All of which brings me back around to the Criterion Collection and a couple of films they are releasing this week. One of the great things about Criterion is that they dig deep into the history of film from around the world and find obscure, strange, and fascinating films that I’d otherwise never hear about and give them phenomenal receptions.
This week they are releasing two films by Costa-Gavras. He’s a Greek-French filmmaker that has made some 19 films over the last fifty years and I’ve never seen nor heard of any of them. And yet reading the descriptions of these two films I’m completely intrigued and excited to see what they have to offer.
The Confession is a political thriller based upon the true story of a Czechoslovakian dignitary who was abducted, imprisoned, and interrogated by members of his country's Communist ruling party. State of Siege is also a political thriller, loosely based on the United States involvement in South American politics. Both films star the wonderful Yves Montand and are heralded as wonderful films. Thanks to Criterion I can now purchase these films (and many more) and proudly display them on my shelves.
Also out this week that looks interesting:
Da Sweet Blood of Jesus: Spike Lee is a director whom I don’t always like and who, frankly, often makes films I have absolutely no interest in, yet he remains someone who I always want to see what he’ll do next. In this one, Stephen Tyrone Williams plays a doctor who becomes cursed by an ancient African artifact and becomes a vampire (well not a vampire because they state outright he’s not a vampire, but from the sound of it he might as well be). You know Spike Lee will do something interesting with that concept.
The Merchant of Four Seasons (Criterion Collection:) The other Criterion title out this week is from Rainer Werner Fassbinder whom Criterion loves and whose films have never come across my screens. This one is a social satire about a former cop and war veteran struggling to make a life as a fruit vendor.
Lost Songs: The Basement Tapes Continued: A few months back Bob Dylan finally officially released the complete Basement Tapes - a mystical, often-bootlegged bunch of ragged recordings he did with members of the Band during his hiatus from public life in the late '60s. Alongside that release, they grabbed a bunch of cool rockers like Marcus Mumford, Jim James, and Elvis Costello to record versions of songs Dylan wrote during that same period but didn’t record. This is a documentary of the making of that album.

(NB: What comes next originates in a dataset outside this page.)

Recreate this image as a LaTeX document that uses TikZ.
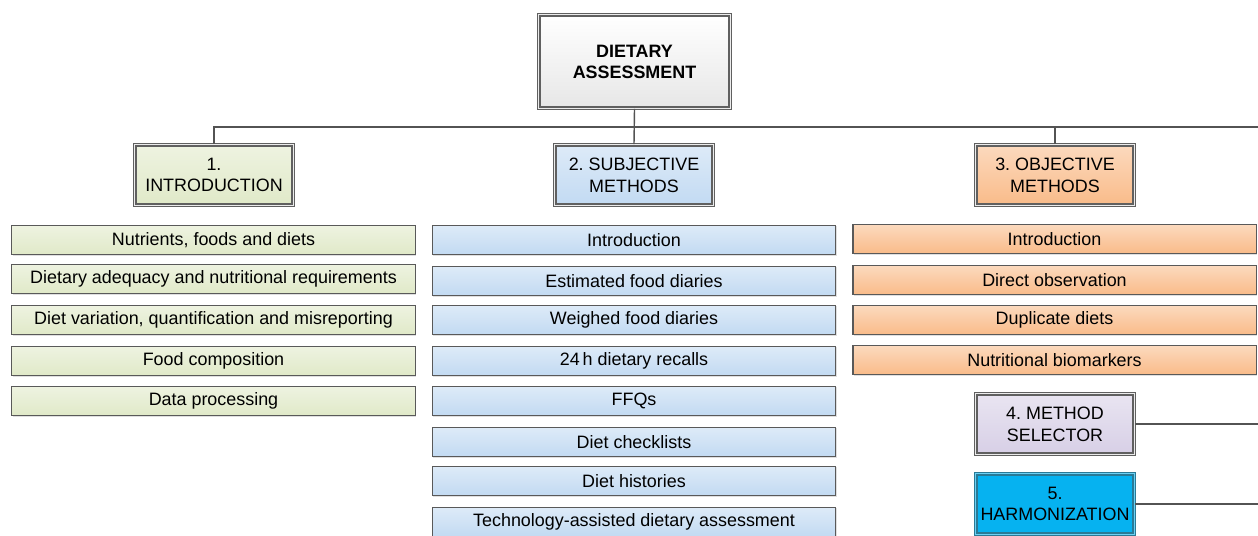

Why they took so long to release this is anybody’s guess.
Hello Ladies The Complete Series and the Movie: Stephen Merchant (mostly known for being a part of various Rick Gervais projects) starred in this cancelled-after-one-season HBO show as a gawky Englishman trying to find romance in LA.

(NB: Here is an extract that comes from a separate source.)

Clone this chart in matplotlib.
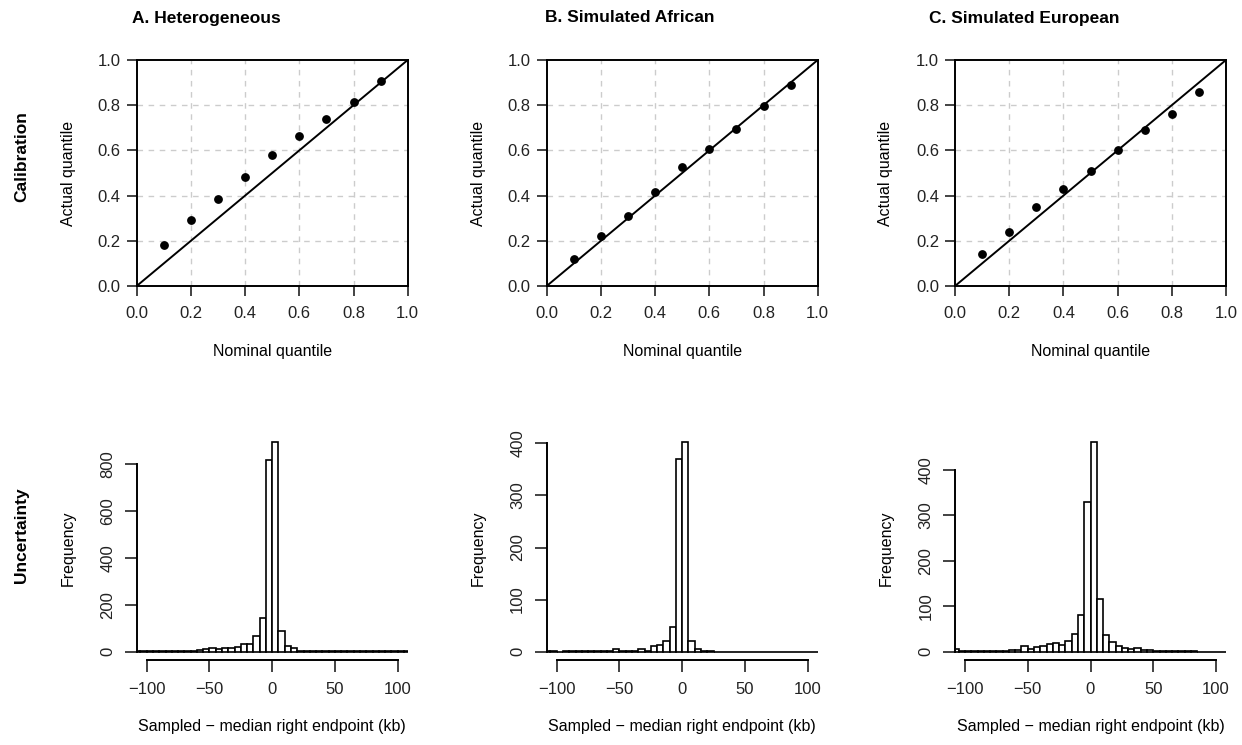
import numpy as np
from matplotlib import pyplot as plt

plt.rcParams['font.family'] = ['Liberation Sans', 'DejaVu Sans']

titles = ['A. Heterogeneous', 'B. Simulated African', 'C. Simulated European']

# calibration: nominal vs actual quantile
nominal = [0.1, 0.2, 0.3, 0.4, 0.5, 0.6, 0.7, 0.8, 0.9]
actual_het = [0.183, 0.293, 0.383, 0.484, 0.578, 0.664, 0.739, 0.813, 0.906]
actual_afr = [0.119, 0.221, 0.308, 0.414, 0.527, 0.608, 0.693, 0.795, 0.889]
actual_eur = [0.140, 0.237, 0.350, 0.431, 0.509, 0.603, 0.689, 0.763, 0.860]

# uncertainty histograms, bins of 5 kb from -110 to 110
bin_edges = list(range(-110, 115, 5))
counts_het = [2, 2, 3, 2, 3, 2, 4, 3, 3, 2, 5, 10, 15, 10, 14, 14, 21, 31, 34, 67, 144, 817,
              891, 88, 24, 17, 3, 4, 2, 2, 1, 2, 1, 1, 2, 3, 1, 1, 1, 1, 1, 1, 3, 1]
counts_afr = [1, 1, 0, 1, 1, 1, 1, 1, 1, 1, 2, 5, 2, 1, 2, 5, 2, 10, 13, 21, 48, 370,
              402, 21, 6, 2, 2, 0, 0, 0, 0, 0, 0, 0, 0, 0, 0, 0, 0, 0, 0, 0, 0, 0]
counts_eur = [5, 2, 1, 2, 2, 2, 1, 2, 2, 3, 4, 13, 6, 10, 12, 17, 18, 15, 24, 39, 81, 330,
              460, 115, 37, 22, 12, 7, 6, 9, 3, 3, 2, 2, 1, 1, 1, 2, 1, 0, 0, 0, 0, 0]
yticks_hist = [[0, 200, 400, 600, 800], [0, 100, 200, 300, 400], [0, 100, 200, 300, 400]]

calib = [actual_het, actual_afr, actual_eur]
hists = [counts_het, counts_afr, counts_eur]

W, H = 1242, 745
fig = plt.figure(figsize=(W / 100, H / 100), dpi=100)

lefts = [136.7, 546.7, 955]
width = 271
title_x = [206, 630, 1024]
ylab_x = [68, 478, 886]

def frac_rect(x0, ytop, w, h):
    return [x0 / W, (H - ytop - h) / H, w / W, h / H]

for i in range(3):
    # calibration panel
    ax = fig.add_axes(frac_rect(lefts[i], 60, width, 226))
    ax.set_xlim(0, 1)
    ax.set_ylim(0, 1)
    for g in [0.2, 0.4, 0.6, 0.8]:
        ax.axvline(g, color='#cccccc', lw=1, dashes=(4, 4), zorder=0)
        ax.axhline(g, color='#cccccc', lw=1, dashes=(4, 4), zorder=0)
    ax.plot([0, 1], [0, 1], color='black', lw=1.4)
    ax.plot(nominal, calib[i], 'o', color='black', markersize=5.3)
    ticks = [0.0, 0.2, 0.4, 0.6, 0.8, 1.0]
    ax.set_xticks(ticks)
    ax.set_yticks(ticks)
    ax.set_xticklabels(['%.1f' % t for t in ticks])
    ax.set_yticklabels(['%.1f' % t for t in ticks])
    ax.tick_params(direction='out', length=7.5, width=1.2, labelsize=12, colors='#222222')
    ax.tick_params(axis='x', pad=7)
    ax.tick_params(axis='y', pad=4)
    for s in ax.spines.values():
        s.set_linewidth(1.4)
    fig.text(ylab_x[i] / W, 1 - 173 / H, 'Actual quantile', rotation=90,
             ha='center', va='center', fontsize=11.5)
    fig.text((lefts[i] + width / 2) / W, 1 - 352 / H, 'Nominal quantile',
             ha='center', va='center', fontsize=11.5)
    fig.text(title_x[i] / W, 1 - 18 / H, titles[i], ha='center', va='center',
             fontsize=12.5, fontweight='bold')

    # uncertainty histogram
    counts = hists[i]
    ymax = max(counts)
    hx = fig.add_axes(frac_rect(lefts[i], 434, width, 226))
    hx.bar(bin_edges[:-1], counts, width=5, align='edge', color='white',
           edgecolor='black', linewidth=1.2)
    hx.set_xlim(-108, 108)
    hx.set_ylim(-0.04 * ymax, 1.04 * ymax)
    hx.spines['top'].set_visible(False)
    hx.spines['right'].set_visible(False)
    hx.spines['left'].set_bounds(0, yticks_hist[i][-1])
    hx.spines['bottom'].set_bounds(-100, 100)
    hx.spines['left'].set_linewidth(1.4)
    hx.spines['bottom'].set_linewidth(1.4)
    hx.set_xticks([-100, -50, 0, 50, 100])
    hx.set_yticks(yticks_hist[i])
    hx.tick_params(direction='out', length=8.5, width=1.2, labelsize=12, colors='#222222')
    hx.tick_params(axis='x', pad=7)
    hx.tick_params(axis='y', pad=7, labelrotation=90)
    for lab in hx.get_yticklabels():
        lab.set_va('center')
    fig.text(ylab_x[i] / W, 1 - 548 / H, 'Frequency', rotation=90,
             ha='center', va='center', fontsize=11.5)
    fig.text((lefts[i] + width / 2) / W, 1 - 727 / H,
             'Sampled \u2212 median right endpoint (kb)',
             ha='center', va='center', fontsize=11.5)

fig.text(22 / W, 1 - 157 / H, 'Calibration', rotation=90, ha='center', va='center',
         fontsize=12.5, fontweight='bold')
fig.text(22 / W, 1 - 535 / H, 'Uncertainty', rotation=90, ha='center', va='center',
         fontsize=12.5, fontweight='bold')

fig.savefig('out.png', dpi=100)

The Rockford Files: The Complete Collection: Every now and again, I catch this show on Me-TV. It's not a particularly good series, but James Garner is such a wonderful personality that I never turn it off.
The Saint: The Complete Series: I’ve never seen any of this show, but I did watch that terrible movie version with Val Kilmer. Still, I don’t hold that against Roger Moore who starred in this '60s version of the wealthy man of mystery.
Ray Donovan: Season 2: I keep meaning to check out this Showtime series with Liv Schreiber as a Hollywood fixer who gets celebrities out of sticky jams.
Seventh Son: Julianne Moore and Jeff Bridges star in this wizards and warriors drama that seems to have poofed into existence out of nowhere. I don’t remember hearing anything about it until now and that’s never a good sign for a movie that no doubt had a pretty sizable price tag attached to it. Still, I like those actors and I’m usually good for some silly fantasy stories.